Benefits and Drawbacks of Investing in Commercial Real Estate

Pros:

  1. Steady Returns: Commercial real estate investments typically yield regular rental income, providing investors with consistent returns over time.
  2. Passive Income Opportunities: These investments can be relatively passive, especially when managed by professional property management firms or included in investment funds.
  3. Capital Appreciation: Beyond rental income, commercial properties often appreciate in value, offering dual avenues for returns on investment.
  4. Leverage: Utilizing loans to finance investments can amplify potential returns, although it also increases associated risks.

Cons:

  1. High Initial Costs: Acquiring commercial properties often demands significant upfront capital, necessitating collaboration with partners or reliance on debt financing.
  2. Market Volatility: Commercial real estate values can fluctuate due to economic shifts, leading to challenges like high vacancy rates, such as those currently affecting office buildings.
  3. Property Management Challenges: Effective property management is crucial for success, requiring skills in overseeing property maintenance and tenant relationships or hiring reputable management companies to handle these responsibilities.

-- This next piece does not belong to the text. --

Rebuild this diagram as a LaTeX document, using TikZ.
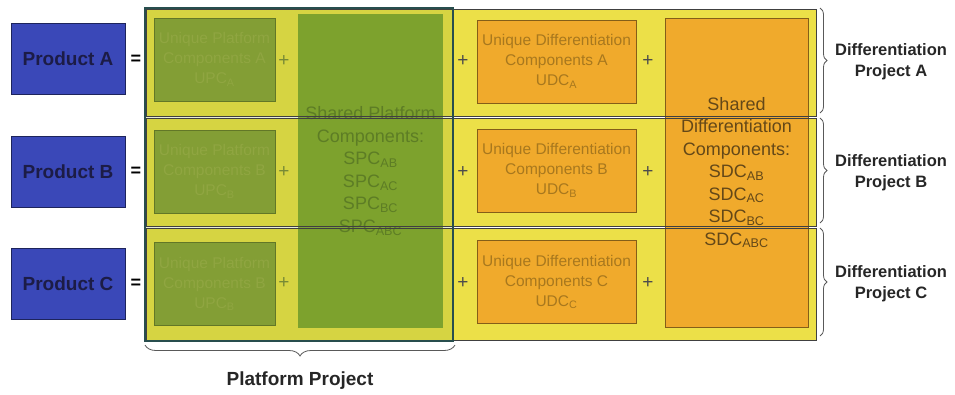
\documentclass[tikz,border=0pt]{standalone}
\usepackage{fontspec}
\setmainfont{Liberation Sans}
\usetikzlibrary{decorations.pathreplacing}
\definecolor{prodblue}{RGB}{58,72,184}
\definecolor{prodtext}{RGB}{28,28,70}
\definecolor{bandyellow}{RGB}{236,224,72}
\definecolor{platgreen}{RGB}{118,158,44}
\definecolor{uniqgreen}{RGB}{134,158,56}
\definecolor{upctext}{RGB}{150,168,70}
\definecolor{spctext}{RGB}{88,118,36}
\definecolor{difforange}{RGB}{240,170,44}
\definecolor{udctext}{RGB}{168,120,30}
\definecolor{sdctext}{RGB}{100,72,24}
\definecolor{edgeteal}{RGB}{40,78,78}

\begin{document}
\begin{tikzpicture}[
      x = 1pt, y = -1pt,
      prod/.style={
        draw = prodblue!50!black,
        fill = prodblue,
        minimum width = 114pt, minimum height = 71pt,
        font = \fontsize{19}{21}\selectfont\bfseries,
        text = prodtext,
      },
      band/.style={
        fill = bandyellow,
        minimum width = 669pt,
        inner sep = 0pt,
      },
      bandline/.style={draw = black!75, line width = 0.8pt},
      upc/.style={
        draw = uniqgreen!70!black,
        fill = uniqgreen,
        minimum width = 121pt, minimum height = 83pt,
        align = center,
        font = \fontsize{15.5}{20}\selectfont,
        text = upctext,
      },
      udc/.style={
        draw = difforange!55!black,
        fill = difforange,
        minimum width = 159pt, minimum height = 83pt,
        align = center,
        font = \fontsize{15.5}{20}\selectfont,
        text = udctext,
      },
      shared/.style={
        align = center,
        font = \fontsize{18}{22.5}\selectfont,
      },
      sym/.style={font = \fontsize{18}{18}\selectfont\bfseries},
      plus/.style={font = \fontsize{19}{19}\selectfont, text = black!70},
      proj/.style={
        align = center,
        font = \fontsize{16.5}{21}\selectfont\bfseries,
        text = black!85,
      },
      brace/.style={
        decorate,
        decoration = {brace, amplitude = 7pt},
        draw = black!65, line width = 0.8pt,
      },
    ]
    \useasboundingbox (0,0) rectangle (955,394);

    % rows
    \node[band, minimum height = 106pt] (bandA) at (481.5,63) {};
    \node[band, minimum height = 107pt] (bandB) at (481.5,172.5) {};
    \node[band, minimum height = 111pt] (bandC) at (481.5,284.5) {};

    % products
    \node[prod] (prodA) at (68,58.5) {Product A};
    \node[prod] (prodB) at (68,171.5) {Product B};
    \node[prod] (prodC) at (68,284) {Product C};
    \node[sym] (eqA) at (136,60) {=};
    \node[sym] (eqB) at (136,172) {=};
    \node[sym] (eqC) at (136,284) {=};

    % differentiation part
    \node[udc] (udcA) at (556.5,61.5) {Unique Differentiation\\Components A\\UDC\textsubscript{A}};
    \node[udc] (udcB) at (556.5,170.5) {Unique Differentiation\\Components B\\UDC\textsubscript{B}};
    \node[udc] (udcC) at (556.5,282) {Unique Differentiation\\Components C\\UDC\textsubscript{C}};
    \node[draw = difforange!55!black, fill = difforange, minimum width = 143pt,
      minimum height = 309pt, shared, text = sdctext] (sdc) at (736.5,172.5)
      {Shared\\Differentiation\\Components:\\SDC\textsubscript{AB}\\SDC\textsubscript{AC}\\
       SDC\textsubscript{BC}\\SDC\textsubscript{ABC}};
    \node[plus] (plA1) at (463,61) {+};
    \node[plus] (plB1) at (463,172) {+};
    \node[plus] (plC1) at (463,283) {+};
    \node[plus] (plA2) at (648,61) {+};
    \node[plus] (plB2) at (648,172) {+};
    \node[plus] (plC2) at (648,283) {+};

    % platform part
    \node[upc] (upcA) at (214.5,59.5) {Unique Platform\\Components A\\UPC\textsubscript{A}};
    \node[upc] (upcB) at (214.5,171.5) {Unique Platform\\Components B\\UPC\textsubscript{B}};
    \node[upc] (upcC) at (214.5,284) {Unique Platform\\Components B\\UPC\textsubscript{B}};
    \node[fill = platgreen, fill opacity = 0.92, text opacity = 1, minimum width = 145pt,
      minimum height = 314pt, shared, text = spctext] (spc) at (370.5,171)
      {Shared Platform\\Components:\\SPC\textsubscript{AB}\\SPC\textsubscript{AC}\\
       SPC\textsubscript{BC}\\SPC\textsubscript{ABC}};
    \node[plus, text = upctext!80!black] (plA0) at (284,61) {+};
    \node[plus, text = upctext!80!black] (plB0) at (284,172) {+};
    \node[plus, text = upctext!80!black] (plC0) at (284,283) {+};
    \node[fill = platgreen, fill opacity = 0.18, minimum width = 308pt,
      minimum height = 333pt, inner sep = 0pt] (plat) at (299,174.5) {};

    \draw[bandline] (bandA.north west) rectangle (bandA.south east);
    \draw[bandline] (bandB.north west) rectangle (bandB.south east);
    \draw[bandline] (bandC.north west) rectangle (bandC.south east);
    \draw[edgeteal, line width = 1.6pt] (plat.north west) rectangle (plat.south east);

    % projects
    \coordinate (brA1) at (820,8);   \coordinate (brA2) at (820,113);
    \coordinate (brB1) at (820,118); \coordinate (brB2) at (820,223);
    \coordinate (brC1) at (820,228); \coordinate (brC2) at (820,336);
    \draw[brace] (brA1) -- (brA2);
    \draw[brace] (brB1) -- (brB2);
    \draw[brace] (brC1) -- (brC2);
    \node[proj] (projA) at (891,62) {Differentiation\\Project A};
    \node[proj] (projB) at (891,173) {Differentiation\\Project B};
    \node[proj] (projC) at (891,284) {Differentiation\\Project C};

    \coordinate (brP1) at (455,345); \coordinate (brP2) at (145,345);
    \draw[brace, decoration = {brace, amplitude = 11pt}] (brP1) -- (brP2);
    \node[proj, font = \fontsize{19}{21}\selectfont\bfseries] (projP) at (300,381) {Platform Project};
  \end{tikzpicture}
\end{document}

Frequently Asked Questions (FAQs)

What type of commercial real estate makes the most money?

The properties that tend to yield the highest returns on investment are usually those with multiple tenants. These include multifamily housing, accommodations (hotels or resorts), offices, self-storage facilities, and mixed-use buildings.

What commercial property has the highest ROI?

Triple net properties stand out as excellent investments in commercial real estate. They’re a high-return anomaly because they typically consist of single tenant spaces with long-term leases.

What is a commercial return on investment?

Return on investment (ROI) pertains to the net income generated, or anticipated, from a commercial property once all operating, financing, and maintenance expenses have been deducted.